An attack on or criticism of American history or American law is not an attack on Christianity itself. These things are far from identical, even though conservative evangelicals love to treat them all as one philosophically inseparable bundle. Thinking of them is actually antithetical to the pursuit of truth. In fact, someone who takes commitment to Christianity seriously will not think lightly of the many disparities between Christian ideas and what American culture erroneously conflates with Christianity or associates with it to the point of ignoring the differences. A Christian or general thinker eager to avoid assumptions would distinguish between actual Christianity and the social constructs or distortions it is so often confused for.
Christianity is not about capitalism (or socialism, for that matter), democratic elections, conservatism, liberalism, patriotism, or political correctness. Its values oppose prominent parts of American culture like prison rape, racism against those of all skin colors, moral relativism, and many other ideas or behaviors. Even aside from this, it is not specifically in favor of American-style society. Christianity is about the uncaused cause having a moral nature that grounds specific obligations, revealing that moral nature to humans, and then mercifully extending redemption to all willing recipients. Morality even takes precedence over salvation, but the moral commands of Yahweh and his offer of salvation are together what define Christianity as opposed to base theism or other ideologies. Nowhere in these tenets is something like a particular economic system or governance by a panel of elected representatives prescribed. Nowhere does the Bible demand a love of country itself, no matter how unjust or random its flaws are.
What the Bible does command is that one keep the particular instructions of Yahweh regardless of culture. Sometimes they will look similar to the expectations of a given society, and sometimes the two will be at odds. A Christian who gives almost any thought unshackled to cultural conditioning will see this. No, an idea about anything from amoral metaphysics to epistemology to morality is not false just because it is popular at a certain time in American culture, and it is actually evangelicals, typically the hyper-conservative ones, who go further than the Biblical deity does in condemning something just because of its imagined associations with things that are in themselves unrelated, and sometimes just because of its popularity.

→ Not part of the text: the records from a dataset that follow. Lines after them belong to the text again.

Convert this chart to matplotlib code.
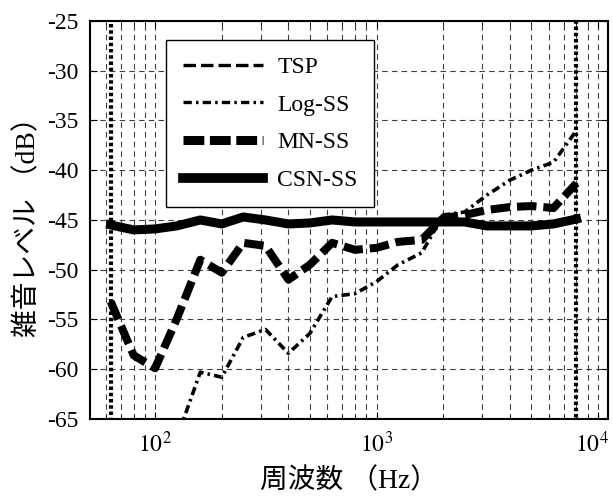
import matplotlib
matplotlib.use("Agg")
import matplotlib.pyplot as plt
import matplotlib.transforms as mtransforms
from matplotlib.lines import Line2D
from matplotlib.ticker import LogLocator, NullFormatter

plt.rcParams['font.family'] = ['Liberation Serif', 'Noto Sans CJK JP']
plt.rcParams['mathtext.fontset'] = 'stix'
plt.rcParams['lines.scale_dashes'] = False

# 1/3 octave band centre frequencies (Hz)
freq = [63, 80, 100, 125, 160, 200, 250, 315, 400, 500, 630, 800,
        1000, 1250, 1600, 2000, 2500, 3150, 4000, 5000, 6300, 8000]

# TSP only shows up as the vertical edges of the band
tsp_freq = [63, 63, 8000, 8000]
tsp_level = [-20, -90, -90, -20]

log_ss = [-90, -85, -75, -67, -60.3, -60.8, -56.8, -56.0, -58.4, -56.4, -52.7, -52.4,
          -51.2, -49.5, -48.3, -44.5, -44.2, -42.5, -41.0, -40.0, -39.2, -36.0]

mn_ss = [-53.2, -58.6, -59.9, -55.0, -49.0, -50.3, -47.3, -47.6, -51.0, -49.5, -47.3, -48.0,
         -47.8, -47.2, -47.0, -44.8, -44.5, -44.0, -43.7, -43.6, -43.8, -41.3]

csn_ss = [-45.5, -46.0, -45.9, -45.6, -45.0, -45.4, -44.7, -45.0, -45.4, -45.3, -45.0, -45.2,
          -45.2, -45.2, -45.2, -45.2, -45.2, -45.6, -45.6, -45.6, -45.4, -44.9]

yticks = list(range(-65, -24, 5))
xticks = [1e2, 1e3, 1e4]
xticklabels = [r'$10^2$', r'$10^3$', r'$10^4$']

fig = plt.figure(figsize=(6.13, 5.04), dpi=100)
ax = fig.add_axes([0.1468, 0.1687, 0.845, 0.7897])

ax.plot(tsp_freq, tsp_level, color='k', lw=3.0, ls=(0, (2.5, 2)))
ax.plot(freq, log_ss, color='k', lw=2.6, ls=(0, (6, 3, 1.8, 3)))
ax.plot(freq, mn_ss, color='k', lw=5.8, ls=(0, (14, 5)), dash_capstyle='butt')
ax.plot(freq, csn_ss, color='k', lw=6.5, solid_joinstyle='round')

ax.set_xscale('log')
ax.set_xlim(50.8, 11100)
ax.set_ylim(-65, -25)
ax.set_yticks(yticks)
ax.set_yticklabels([str(v) for v in yticks])
ax.set_xticks(xticks)
ax.set_xticklabels(xticklabels)
ax.xaxis.set_minor_locator(LogLocator(base=10, subs=range(2, 10)))
ax.xaxis.set_minor_formatter(NullFormatter())

ax.grid(True, which='both', ls=(0, (4, 3)), color='0.25', lw=0.8)
ax.tick_params(which='both', direction='in', top=True, right=True)
ax.tick_params(which='major', length=5)
ax.tick_params(which='minor', length=3)
ax.tick_params(axis='x', pad=9, labelsize=17)
ax.tick_params(axis='y', pad=8, labelsize=17)
for sp in ax.spines.values():
    sp.set_linewidth(1.5)

# nudge the last decade label so it stays inside the figure
last = ax.get_xticklabels()[-1]
last.set_transform(last.get_transform() +
                   mtransforms.ScaledTranslation(-6 / 100, 0, fig.dpi_scale_trans))

ax.set_xlabel('周波数 （Hz）', fontsize=20, labelpad=8)
ax.set_ylabel('雑音レベル （dB）', fontsize=20, labelpad=4)

# legend proxies so the handles match the printed key
handles = [
    Line2D([], [], color='k', lw=2.4, ls=(0, (9, 3.6))),
    Line2D([], [], color='k', lw=2.4, ls=(0, (6, 3, 1.8, 3))),
    Line2D([], [], color='k', lw=6.5, ls=(0, (15, 4)), dash_capstyle='butt'),
    Line2D([], [], color='k', lw=7.0),
]
labels = ['TSP', 'Log-SS', 'MN-SS', 'CSN-SS']
leg = ax.legend(handles, labels, loc='upper left', bbox_to_anchor=(0.147, 0.952),
                borderaxespad=0, fontsize=17, handlelength=3.4, labelspacing=0.68,
                borderpad=0.7, handletextpad=0.6,
                fancybox=False, framealpha=1, edgecolor='k')
leg.get_frame().set_linewidth(1.0)

fig.savefig('out.png', dpi=100)
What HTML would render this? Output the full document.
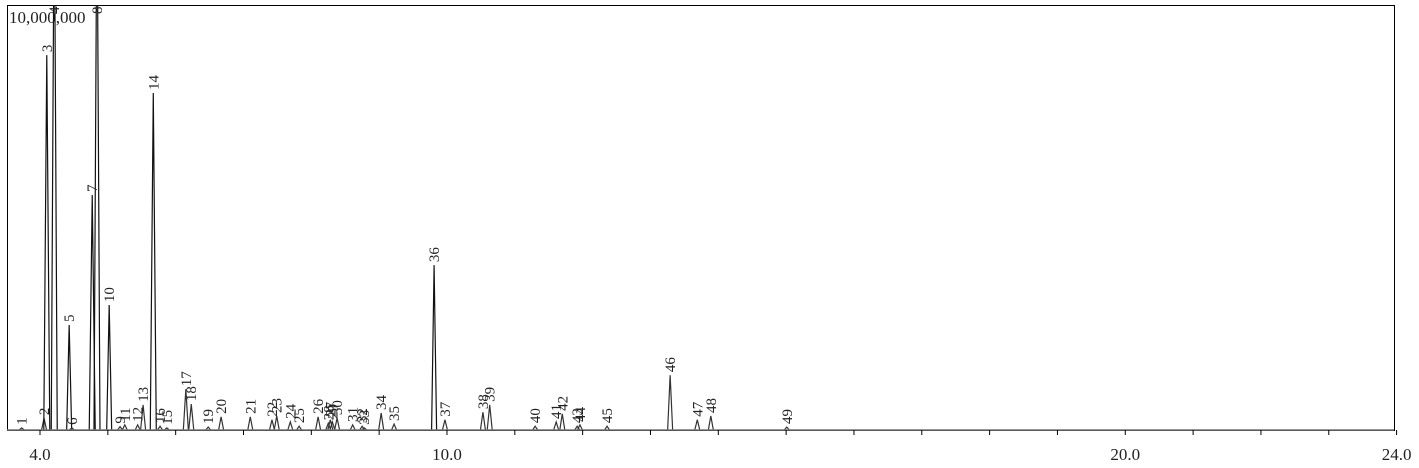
<!DOCTYPE html>
<html><head><meta charset="utf-8"><style>
html,body{margin:0;padding:0;background:#fff;}
svg{display:block;font-family:"Liberation Serif",serif;}
</style></head><body>
<svg id="chart" width="1419" height="468" viewBox="0 0 1419 468" xmlns="http://www.w3.org/2000/svg">
<defs><clipPath id="plotclip"><rect x="7" y="5" width="1387" height="426"/></clipPath></defs>
<rect x="7.5" y="5.5" width="1387" height="425" fill="none" stroke="#000" stroke-width="1"/>
<text x="9" y="23" font-size="17" fill="#222">10,000,000</text>
<g id="peaks" clip-path="url(#plotclip)"></g>
<g id="labels"></g>
<g id="axis"></g>
</svg>
<script>
const peakIds = [1,2,3,4,5,6,7,8,9,10,11,12,13,14,15,16,17,18,19,20,21,22,23,24,25,26,27,28,29,30,31,32,33,34,35,36,37,38,39,40,41,42,43,44,45,46,47,48,49];
const retentionTimes = [3.73,4.06,4.10,4.21,4.43,4.47,4.77,4.84,5.18,5.02,5.25,5.44,5.52,5.67,5.87,5.77,6.15,6.23,6.48,6.67,7.10,7.42,7.49,7.69,7.82,8.10,8.28,8.25,8.31,8.38,8.61,8.75,8.78,9.03,9.22,9.81,9.97,10.53,10.63,11.30,11.61,11.70,11.92,11.96,12.36,13.29,13.69,13.89,15.01];
const intensities = [0.5,2.8,88.2,130,24.7,0.5,55.3,130,0.8,29.4,1.2,1.2,5.9,79.3,0.5,0.9,9.6,6.1,0.7,3.1,3.1,2.4,3.3,1.9,0.9,3.1,2.4,1.6,1.9,2.8,1.2,0.9,0.5,4.0,1.4,38.8,2.4,4.2,5.9,0.9,1.9,3.8,0.9,1.2,0.9,12.9,2.4,3.3,0.7];
const tickMinutes = [4,5,6,7,8,9,10,11,12,13,14,15,16,17,18,19,20,21,22,23,24];
const tickLabels = ["4.0","10.0","20.0","24.0"];

const NS = "http://www.w3.org/2000/svg";
const X0 = 40, PXPERMIN = 67.83, BASE = 430, FULL = 425;
function xs(t){ return X0 + (t - 4) * PXPERMIN; }
function ys(p){ return BASE - p / 100 * FULL; }
function mk(tag, attrs, parent){ const e = document.createElementNS(NS, tag); for (const k in attrs) e.setAttribute(k, attrs[k]); parent.appendChild(e); return e; }

const gP = document.getElementById('peaks');
const gL = document.getElementById('labels');
const gA = document.getElementById('axis');

const base = mk('line', {x1:7, y1:BASE, x2:1394, y2:BASE, stroke:'#777', 'stroke-width':1.5}, gA);



retentionTimes.forEach((t, i) => {
  const x = xs(t), top = ys(intensities[i]);
  const w = intensities[i] > 50 ? 3 : 2.5;
  const p = mk('path', {d:`M${x-w},${BASE} L${x},${top} L${x+w},${BASE}`, fill:'none', stroke: intensities[i] > 20 ? '#111' : '#333', 'stroke-width':1.2}, gP);
  
  
  const ly = Math.max(top - 3, 14);
  const txt = mk('text', {x:x+5, y:ly, 'font-size':15, fill:'#222', transform:`rotate(-90 ${x+5} ${ly})`}, gL);
  txt.textContent = peakIds[i];
  
  
});

tickMinutes.forEach(m => {
  const x = xs(m);
  const tk = mk('line', {x1:x, y1:BASE, x2:x, y2:BASE+5, stroke:'#000', 'stroke-width':1}, gA);
  
  
});
tickLabels.forEach(l => {
  const x = xs(parseFloat(l));
  const tl = mk('text', {x:x, y:460, 'font-size':17, 'text-anchor':'middle', fill:'#222'}, gA);
  tl.textContent = l;
  
  
});
</script>
</body></html>
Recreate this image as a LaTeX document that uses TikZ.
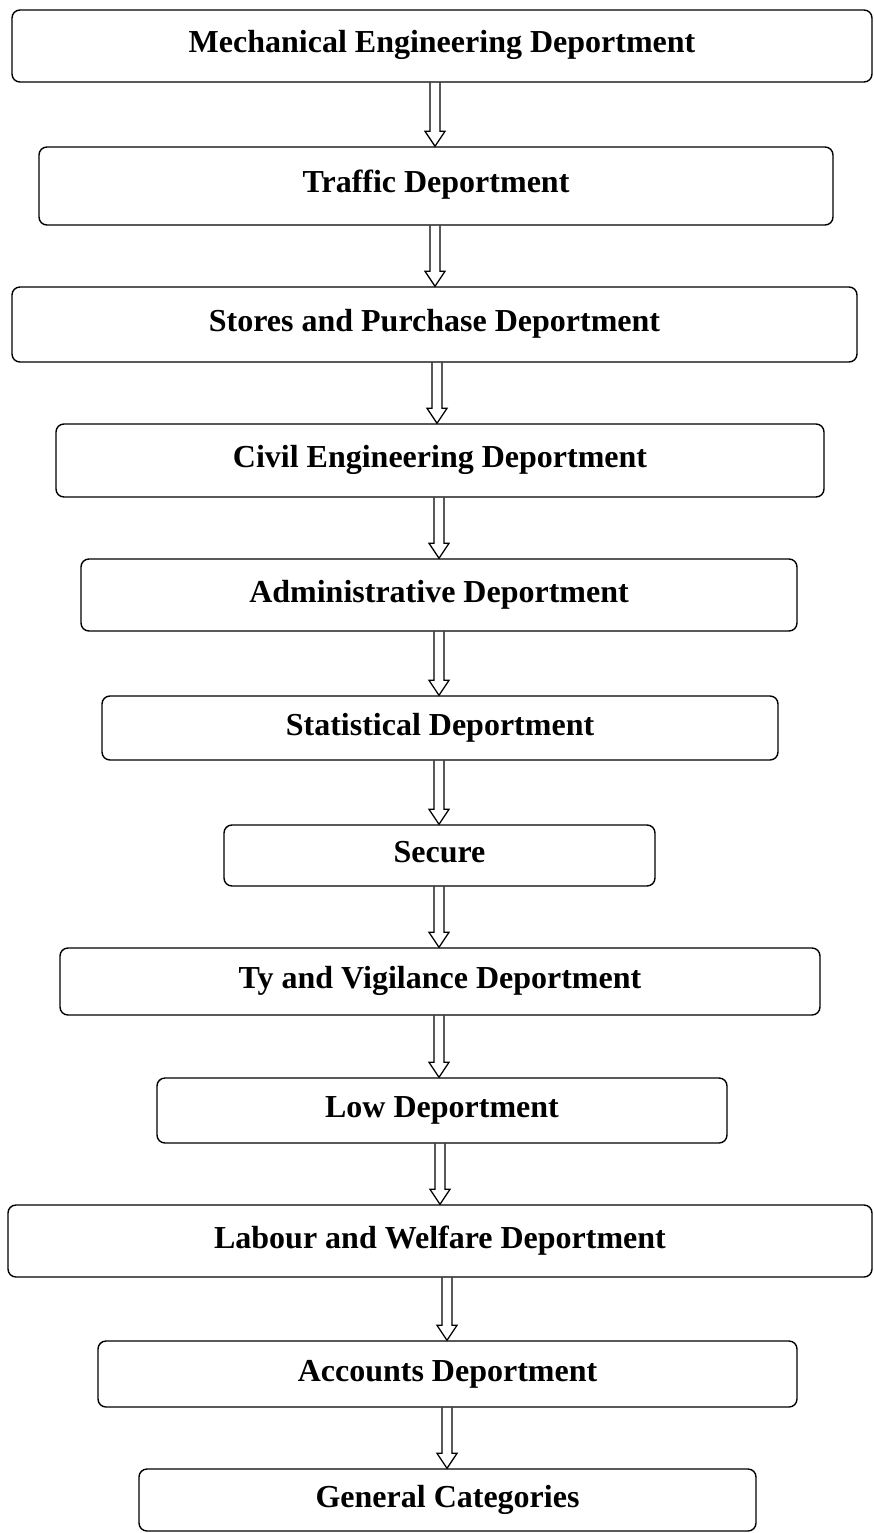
\documentclass[tikz,border=0pt]{standalone}
\usepackage{fontspec}
\setmainfont{Liberation Serif}
\usetikzlibrary{calc}

\begin{document}
\begin{tikzpicture}[x=1pt, y=-1pt, dept/.style={rectangle, draw,
    rounded corners=8pt, line width=1.4pt, text height=22pt, text depth=8pt,
    font=\bfseries\fontsize{32}{36}\selectfont}, hollow/.style={line width=1.3pt}]
    \useasboundingbox (0,0) rectangle (874,1533);
    \node[dept,minimum width=860pt,minimum height=72pt] (mech) at (442,46) {Mechanical Engineering Deportment};
    \node[dept,minimum width=794pt,minimum height=78pt] (traffic) at (436,186) {Traffic Deportment};
    \node[dept,minimum width=845pt,minimum height=75pt] (stores) at (434.5,324.5) {Stores and Purchase Deportment};
    \node[dept,minimum width=768pt,minimum height=73pt] (civil) at (440,460.5) {Civil Engineering Deportment};
    \node[dept,minimum width=716pt,minimum height=72pt] (admin) at (439,595) {Administrative Deportment};
    \node[dept,minimum width=676pt,minimum height=64pt] (stat) at (440,728) {Statistical Deportment};
    \node[dept,minimum width=431pt,minimum height=61pt] (secure) at (439.5,855.5) {Secure};
    \node[dept,minimum width=760pt,minimum height=67pt] (vigil) at (440,981.5) {Ty and Vigilance Deportment};
    \node[dept,minimum width=570pt,minimum height=65pt] (low) at (442,1110.5) {Low Deportment};
    \node[dept,minimum width=864pt,minimum height=72pt] (labour) at (440,1241) {Labour and Welfare Deportment};
    \node[dept,minimum width=699pt,minimum height=66pt] (accounts) at (447.5,1374) {Accounts Deportment};
    \node[dept,minimum width=617pt,minimum height=62pt] (general) at (447.5,1500) {General Categories};
    \draw[hollow] let \p1 = ([xshift=-7]mech.south), \p2 = (traffic.north) in (\x1-5pt,\y1) -- (\x1-5pt,\y2+15pt) -- (\x1-10pt,\y2+15pt) -- (\x1,\y2) -- (\x1+10pt,\y2+15pt) -- (\x1+5pt,\y2+15pt) -- (\x1+5pt,\y1);
    \draw[hollow] let \p1 = ([xshift=-1]traffic.south), \p2 = (stores.north) in (\x1-5pt,\y1) -- (\x1-5pt,\y2+15pt) -- (\x1-10pt,\y2+15pt) -- (\x1,\y2) -- (\x1+10pt,\y2+15pt) -- (\x1+5pt,\y2+15pt) -- (\x1+5pt,\y1);
    \draw[hollow] let \p1 = ([xshift=2.5]stores.south), \p2 = (civil.north) in (\x1-5pt,\y1) -- (\x1-5pt,\y2+15pt) -- (\x1-10pt,\y2+15pt) -- (\x1,\y2) -- (\x1+10pt,\y2+15pt) -- (\x1+5pt,\y2+15pt) -- (\x1+5pt,\y1);
    \draw[hollow] let \p1 = ([xshift=-1]civil.south), \p2 = (admin.north) in (\x1-5pt,\y1) -- (\x1-5pt,\y2+15pt) -- (\x1-10pt,\y2+15pt) -- (\x1,\y2) -- (\x1+10pt,\y2+15pt) -- (\x1+5pt,\y2+15pt) -- (\x1+5pt,\y1);
    \draw[hollow] let \p1 = (admin.south), \p2 = (stat.north) in (\x1-5pt,\y1) -- (\x1-5pt,\y2+15pt) -- (\x1-10pt,\y2+15pt) -- (\x1,\y2) -- (\x1+10pt,\y2+15pt) -- (\x1+5pt,\y2+15pt) -- (\x1+5pt,\y1);
    \draw[hollow] let \p1 = ([xshift=-1]stat.south), \p2 = (secure.north) in (\x1-5pt,\y1) -- (\x1-5pt,\y2+15pt) -- (\x1-10pt,\y2+15pt) -- (\x1,\y2) -- (\x1+10pt,\y2+15pt) -- (\x1+5pt,\y2+15pt) -- (\x1+5pt,\y1);
    \draw[hollow] let \p1 = ([xshift=-0.5]secure.south), \p2 = (vigil.north) in (\x1-5pt,\y1) -- (\x1-5pt,\y2+15pt) -- (\x1-10pt,\y2+15pt) -- (\x1,\y2) -- (\x1+10pt,\y2+15pt) -- (\x1+5pt,\y2+15pt) -- (\x1+5pt,\y1);
    \draw[hollow] let \p1 = ([xshift=-1]vigil.south), \p2 = (low.north) in (\x1-5pt,\y1) -- (\x1-5pt,\y2+15pt) -- (\x1-10pt,\y2+15pt) -- (\x1,\y2) -- (\x1+10pt,\y2+15pt) -- (\x1+5pt,\y2+15pt) -- (\x1+5pt,\y1);
    \draw[hollow] let \p1 = ([xshift=-2]low.south), \p2 = (labour.north) in (\x1-5pt,\y1) -- (\x1-5pt,\y2+15pt) -- (\x1-10pt,\y2+15pt) -- (\x1,\y2) -- (\x1+10pt,\y2+15pt) -- (\x1+5pt,\y2+15pt) -- (\x1+5pt,\y1);
    \draw[hollow] let \p1 = ([xshift=7]labour.south), \p2 = (accounts.north) in (\x1-5pt,\y1) -- (\x1-5pt,\y2+15pt) -- (\x1-10pt,\y2+15pt) -- (\x1,\y2) -- (\x1+10pt,\y2+15pt) -- (\x1+5pt,\y2+15pt) -- (\x1+5pt,\y1);
    \draw[hollow] let \p1 = ([xshift=-0.5]accounts.south), \p2 = (general.north) in (\x1-5pt,\y1) -- (\x1-5pt,\y2+15pt) -- (\x1-10pt,\y2+15pt) -- (\x1,\y2) -- (\x1+10pt,\y2+15pt) -- (\x1+5pt,\y2+15pt) -- (\x1+5pt,\y1);
\end{tikzpicture}
\end{document}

All the same, nothing is true because of its association with American norms or history--not because it is actually the norms of other countries that truly matter, as some liberals might pretend, but because only the truth could possibly matter, and truth is not determined or revealed by cultural expectations, traditions, or feelings. It persists despite the most collective attempts to change it. One of the delusions of Christian conservatives is the notion that the deity described in the book so many Americans at least pretend to respect would ever support more than a handful of extremely specific ideas they stand for. The same is true of Christian liberals, just for different reasons.
Conservatives and liberals, whether or not they actually understand the most vital philosophical stances of the Bible or its relationship to broader philosophical facts and ideas, can both be quite guilty of two things: ignoring Christianity's real ideas out of laziness as they claim to support Christianity anyway or simply using real or distorted Christian ideas to manipulatively win over voters. Christianity is not an American political system or even a political system first and foremost. If anything, some American ideologies and norms happen to overlap with Christian theology as detailed in the Bible. It is absolutely erroneous and idiotic to think that Christian moral prescriptions are identical to the whole of historical or current American culture in one way or another.